Logic in Computer Science, by Huth and Ryan, gives a reasonably readable overview of modern systems for verifying systems. Once upon a time people talked about proving programs correct - with programming languages which may or may not have side effects. The impression I get from this book and elsewhere is that real applications are different - for instance proving that a protocol is correct, or that a chip's floating point unit can divide correctly, or that a lock-free routine for manipulating linked lists is correct.
ACM Computing Surveys Vol 41 Issue 4 (October 2009) is a special issue on software verification. It looks like you can get to at least one of the papers without an ACM account by searching for "Formal Methods: Practice and Experience".
The tool Frama-C, for which Elazar suggests a demo video in the comments, gives you a specification language, ACSL, for writing function contracts and various analyzers for verifying that a C function satisfies its contract and safety properties such as the absence of run-time errors.
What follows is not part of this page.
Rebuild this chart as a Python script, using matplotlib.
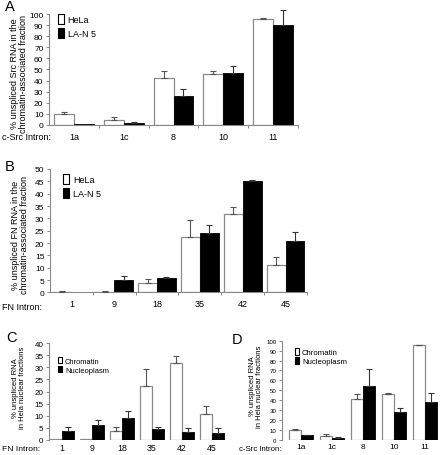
import matplotlib
matplotlib.use("Agg")
import matplotlib.pyplot as plt
from matplotlib.patches import Patch
import numpy as np

plt.rcParams["font.family"] = ["Liberation Sans", "DejaVu Sans"]

# ---------- data ----------
SRC_INTRONS = ["1a", "1c", "8", "10", "11"]
FN_INTRONS = ["1", "9", "18", "35", "42", "45"]

# A: c-Src, chromatin-associated fraction
a_hela = [10, 4.5, 42, 46, 95.5]
a_hela_err = [1.5, 2.3, 7, 3, 0.5]
a_lan5 = [1, 2, 26.5, 46.5, 90.5]
a_lan5_err = [0, 0.6, 6, 7, 13]

# B: FN, chromatin-associated fraction
b_hela = [0.3, 0.3, 3.7, 22.3, 31.8, 11]
b_hela_err = [0.2, 0.2, 1.7, 7.2, 3.0, 3.2]
b_lan5 = [0.2, 5.2, 5.8, 24, 45, 21]
b_lan5_err = [0, 1.4, 0.3, 3.5, 0.6, 3.5]

# C: FN, HeLa nuclear fractions
c_chrom = [0.3, 0.3, 3.8, 22.2, 31.7, 10.9]
c_chrom_err = [0, 0, 1.6, 7.1, 3.0, 3.2]
c_nucleo = [3.6, 6, 9, 4.7, 3.5, 3]
c_nucleo_err = [1.8, 2.4, 3, 0.7, 1.3, 1.8]

# D: c-Src, HeLa nuclear fractions
d_chrom = [10, 4.5, 41.4, 46.3, 95.3]
d_chrom_err = [1, 1.8, 4.5, 1, 0.3]
d_nucleo = [4.7, 2, 54.5, 28, 38.7]
d_nucleo_err = [0.5, 1.2, 16.5, 4.5, 9]

GRAY = "#8a8a8a"
ERR = "#555555"


def draw_pair(ax, cats, white, white_err, black, black_err, width):
    x = np.arange(len(cats))
    ax.bar(x - width / 2, white, width, color="white", edgecolor=GRAY, linewidth=0.9, zorder=2)
    ax.bar(x + width / 2, black, width, color="black", edgecolor="black", linewidth=0.6, zorder=2)
    for xs, v, e, col in ((x - width / 2, white, white_err, ERR), (x + width / 2, black, black_err, "#333333")):
        e = np.array(e, dtype=float)
        keep = e > 0
        eb = ax.errorbar(xs[keep], np.array(v)[keep], yerr=[np.zeros(keep.sum()), e[keep]],
                         fmt="none", ecolor=col, elinewidth=0.8, capsize=2, capthick=0.8, zorder=3)
        for ln in eb.lines[1]:
            ln.set_clip_on(False)
        for lc in eb.lines[2]:
            lc.set_clip_on(False)
    return x


def style(ax, cats, ylim, step, tick_fs, bottom_spine, xlim, xpad, xfs):
    ax.set_xlim(*xlim)
    ax.set_ylim(*ylim)
    ax.set_yticks(np.arange(ylim[0], ylim[1] + 0.1, step))
    ax.tick_params(axis="y", labelsize=tick_fs, length=2.5, width=0.7, color=GRAY, pad=1.5)
    ax.set_xticks(np.arange(len(cats)))
    ax.set_xticklabels(cats, fontsize=xfs)
    ax.tick_params(axis="x", length=0, pad=xpad)
    for sp in ("top", "right"):
        ax.spines[sp].set_visible(False)
    ax.spines["left"].set_color(GRAY)
    ax.spines["left"].set_linewidth(0.8)
    if bottom_spine:
        ax.spines["bottom"].set_color(GRAY)
        ax.spines["bottom"].set_linewidth(0.8)
        ax.set_xticks(np.arange(len(cats)) + 0.5, minor=True)
        ax.tick_params(axis="x", which="minor", length=2.5, width=0.7, color=GRAY)
    else:
        ax.spines["bottom"].set_visible(False)


def legend(ax, labels, anchor, fs, hl, hh, sp):
    handles = [Patch(facecolor="white", edgecolor="black", linewidth=0.8),
               Patch(facecolor="black", edgecolor="black", linewidth=0.8)]
    ax.legend(handles, labels, loc="upper left", bbox_to_anchor=anchor, frameon=False,
              fontsize=fs, handlelength=hl, handleheight=hh, handletextpad=0.4,
              labelspacing=sp, borderaxespad=0, borderpad=0)


fig = plt.figure(figsize=(4.42, 4.56), dpi=100)

# ---------- A ----------
axA = fig.add_axes([0.1109, 0.7237, 0.5633, 0.2434])
draw_pair(axA, SRC_INTRONS, a_hela, a_hela_err, a_lan5, a_lan5_err, 0.4)
style(axA, SRC_INTRONS, (0, 100), 10, 6, True, (-0.5, 4.5), 5, 6.5)
axA.set_ylabel("% unspliced Src RNA in the\nchromatin-associated fraction", fontsize=6.5,
               linespacing=1.0)
axA.yaxis.set_label_coords(-0.085, 0.47)
legend(axA, ["HeLa", "LA-N 5"], (0.035, 1.0), 6.5, 0.7, 1.3, 0.45)

# ---------- B ----------
axB = fig.add_axes([0.1131, 0.3564, 0.5814, 0.2708])
draw_pair(axB, FN_INTRONS, b_hela, b_hela_err, b_lan5, b_lan5_err, 0.44)
style(axB, FN_INTRONS, (0, 50), 5, 6, True, (-0.5, 5.5), 5, 6.5)
axB.set_ylabel("% unspliced FN RNA in the\nchromatin-associated fraction", fontsize=6.5,
               linespacing=1.0)
axB.yaxis.set_label_coords(-0.083, 0.47)
legend(axB, ["HeLa", "LA-N 5"], (0.05, 0.96), 6.5, 0.7, 1.3, 0.45)

# ---------- C ----------
axC = fig.add_axes([0.1109, 0.0329, 0.405, 0.2127])
draw_pair(axC, FN_INTRONS, c_chrom, c_chrom_err, c_nucleo, c_nucleo_err, 0.4)
style(axC, FN_INTRONS, (0, 40), 5, 5.8, False, (-0.43, 5.53), 2.5, 6.3)
axC.set_ylabel("% unspliced RNA\nin Hela nuclear fractions", fontsize=5.5,
               linespacing=1.0)
axC.yaxis.set_label_coords(-0.13, 0.55)
legend(axC, ["Chromatin", "Nucleoplasm"], (0.05, 0.86), 5.4, 0.55, 1.0, 0.15)

# ---------- D ----------
axD = fig.add_axes([0.638, 0.0329, 0.36, 0.2178])
draw_pair(axD, SRC_INTRONS, d_chrom, d_chrom_err, d_nucleo, d_nucleo_err, 0.4)
style(axD, SRC_INTRONS, (0, 100), 10, 4.4, False, (-0.61, 4.52), 2.5, 6.0)
axD.set_ylabel("% unspliced RNA\nin Hela nuclear fractions", fontsize=5.5,
               linespacing=1.0)
axD.yaxis.set_label_coords(-0.12, 0.55)
legend(axD, ["Chromatin", "Nucleoplasm"], (0.08, 0.93), 5.6, 0.55, 1.0, 0.15)

# ---------- row labels and panel letters ----------
def px(x, y):
    return x / 442, 1 - y / 456

fig.text(*px(2, 137), "c-Src Intron:", fontsize=6.5, va="center", ha="left")
fig.text(*px(2, 307), "FN Intron:", fontsize=6.5, va="center", ha="left")
fig.text(*px(2, 449.5), "FN Intron:", fontsize=6.1, va="center", ha="left")
fig.text(*px(239, 449.5), "c-Src Intron:", fontsize=5.6, va="center", ha="left")

for letter, (x, y) in (("A", (5, 7)), ("B", (5, 167)), ("C", (6, 338)), ("D", (232, 340))):
    fig.text(*px(x, y), letter, fontsize=10.5, va="center", ha="left")

fig.savefig("out.png", dpi=100)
An extended tutorial, ACSL by example, shows examples of actual C algorithms being specified and verified, and separates the side-effect-free functions from the effectful ones (the side-effect-free ones are considered easier and come first in the tutorial). This document is also interesting in that it was not written by the designers of the tools it describe, so it gives a fresher and more didactic look at these techniques.
If you are familiar with LISP then you should definitely check out ACL2: http://www.cs.utexas.edu/~moore/acl2/acl2-doc.html
Dijkstra's Discipline of Programming and his EWDs lay the foundation for formal verification as a science in programming. A simpler work is Wirth's Systematic Programming, which begins with the simple approach to using verification. Wirth uses pre-ISO Pascal for the language; Dijkstra uses an Algol-68-like formalism called Guarded (GCL). Formal verification has matured since Dijkstra and Hoare, but these older texts may still be a good starting point.
PVS tool developed by Stanford guys is a specification and verification system. I worked on it and found it very useful for Theoram Proving.
WRT (1), you will probably have to create a model of the algorithm in a way that "captures" the side-effects of the algorithm in a program variable intended to model such state-based side-effects.